InPost is the target of a takeover bid by a consortium, which, reports claim, is led by Advent International, which took InPost public nearly five years ago.
The Polish e-commerce logistics giant, which owns UK parcel delivery firm Yodel, confirmed this week that it has received and is evaluating an indicative proposal.
In a statement the company said: “In view of the recent share price and trading volume development, we have received an indicative proposal regarding a potential acquisition of all shares in the company.”
InPost added that a special committee, composed of members of the supervisory board and management board, has been set up to assess the proposal.
Since taking InPost public in Amsterdam in 2021 Advent, which Sky News claims is leading the takeover, has been a minority investor in the company.
InPost is valued in excess of €6bn (£5.2bn).

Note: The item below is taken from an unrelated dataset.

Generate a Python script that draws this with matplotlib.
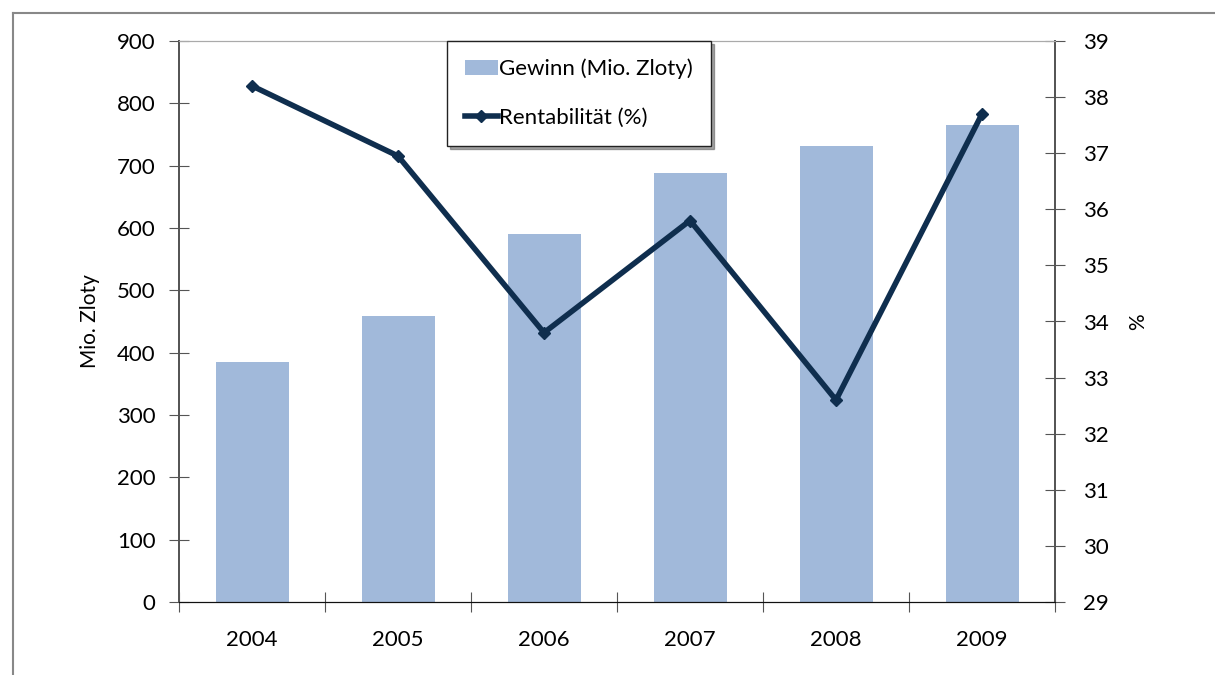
import numpy as np
import matplotlib
matplotlib.use("Agg")
import matplotlib.pyplot as plt
from matplotlib.lines import Line2D

plt.rcParams["font.family"] = ["Lato", "DejaVu Sans"]

# data
years = ["2004", "2005", "2006", "2007", "2008", "2009"]
gewinn = [385, 459, 590, 688, 731, 766]
rentabilitaet = [38.2, 36.95, 33.8, 35.8, 32.6, 37.7]

bar_color = "#a1b9da"
line_color = "#0f2e4e"

fig = plt.figure(figsize=(12.15, 6.75), dpi=100)
ax = fig.add_axes([179 / 1215, 1 - 602 / 675, 876 / 1215, 561 / 675])
ax2 = ax.twinx()

x = np.arange(len(years))
bars = ax.bar(x, gewinn, width=0.5, color=bar_color, label="Gewinn (Mio. Zloty)", zorder=2)
line, = ax2.plot(x, rentabilitaet, color=line_color, linewidth=4, marker="D",
                 markersize=6, label="Rentabilität (%)", zorder=3)

ax.set_xlim(-0.5, len(years) - 0.5)
ax.set_ylim(0, 900)
ax.set_yticks(np.arange(0, 901, 100))
ax2.set_ylim(29, 39)
ax2.set_yticks(np.arange(29, 40, 1))

# category ticks between bars, labels centred
ax.set_xticks(np.arange(-0.5, len(years), 1))
ax.set_xticklabels([])
ax.set_xticks(x, minor=True)
ax.set_xticklabels(years, minor=True)
ax.tick_params(axis="x", which="minor", length=0, labelsize=16, pad=20)
ax.tick_params(axis="x", which="major", direction="inout", length=14, color="#555555")
ax.tick_params(axis="y", direction="inout", length=14, labelsize=16, color="#555555", pad=10)
ax2.tick_params(axis="y", direction="inout", length=14, labelsize=16, color="#555555", pad=13)

ax.set_ylabel("Mio. Zloty", fontsize=15, labelpad=12)
ax2.set_ylabel("%", fontsize=15, labelpad=14)

for a in (ax, ax2):
    a.spines["top"].set_color("#aaaaaa")
    a.spines["left"].set_color("#555555")
    a.spines["right"].set_color("#555555")
    a.spines["bottom"].set_color("#111111")
    a.spines["left"].set_linewidth(1.3)
    a.spines["right"].set_linewidth(1.3)

leg = fig.legend(handles=[bars, line], loc="upper left",
                 bbox_to_anchor=(447 / 1215, 1 - 41 / 675), fontsize=16,
                 frameon=True, fancybox=False, shadow=True, handlelength=1.5,
                 handletextpad=0.05, labelspacing=1.3, borderpad=0.8,
                 borderaxespad=0.0, edgecolor="#222222")
leg.get_frame().set_linewidth(1.0)

# outer frame lines of the original chart box
fig.add_artist(Line2D([13 / 1215, 1.0], [1 - 13 / 675, 1 - 13 / 675],
                      color="#888888", linewidth=1.5))
fig.add_artist(Line2D([13 / 1215, 13 / 1215], [0.0, 1 - 13 / 675],
                      color="#888888", linewidth=1.5))

plt.savefig("out.png", dpi=100)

In its most recent quarter, the company, which operates a major network of parcel locker networks, delivered more than 350 million parcels across European and UK markets.
InPost now operates the largest APM network in the UK, amounting to over 11,000 APMs.
The InPost UK network has expanded to nearly 17,000 out of home (OOH) points, reinforcing its position as the leading OOH network in the region.
Dan Coatsworth, head of markets at investment specialist AJ Bell, said that despite challenges to the business, InPost is an attractive take-over target.
He said: “This looks like an opportunistic bid following a poor year for the share price.
“InPost has muscled in on the UK delivery market, becoming a courier of choice for many retailers and people using resale platforms like Vinted.
“It has positioned itself as a more efficient and convenient alternative to Royal Mail, utilising a growing network of lockers and undercutting the UK rival on home delivery prices.
“A key selling point for consumers is the ability to use InPost’s lockers to send parcels without needing to print off labels – so no queuing in a shop or needing a printer at home.
“In recent years, it has bought Menzies Distribution and Yodel to strengthen its position in the UK market.
“However, the shares have suffered from a slowdown in parcel volume growth in its homeland, ongoing competition and price pressures, and a legal dispute with Polish e-commerce platform, Allegro.
“Relations have soured between the two companies amid allegations that Allegro has violated terms of a delivery agreement.
He added: “While InPost has some issues to resolve, it is a highly attractive takeover target for someone looking to get ahead in the European parcel delivery market.”
Coatsworth raised the possibility of Royal Mail owner International Distribution Services as a contender.
He said: “Now that the takeover of Royal Mail is done and dusted, it will be interesting to see what International Distributions Services does next in the parcels space.
“It has expressed a desire to roll out more lockers in the UK, and gobbling up InPost could help in this quest as well as expanding its position geographically.”
“However, there are UK competition issues to consider if it bids for the group and the fact that fixing Royal Mail is a big job to do without the hassle of integrating another business on top.”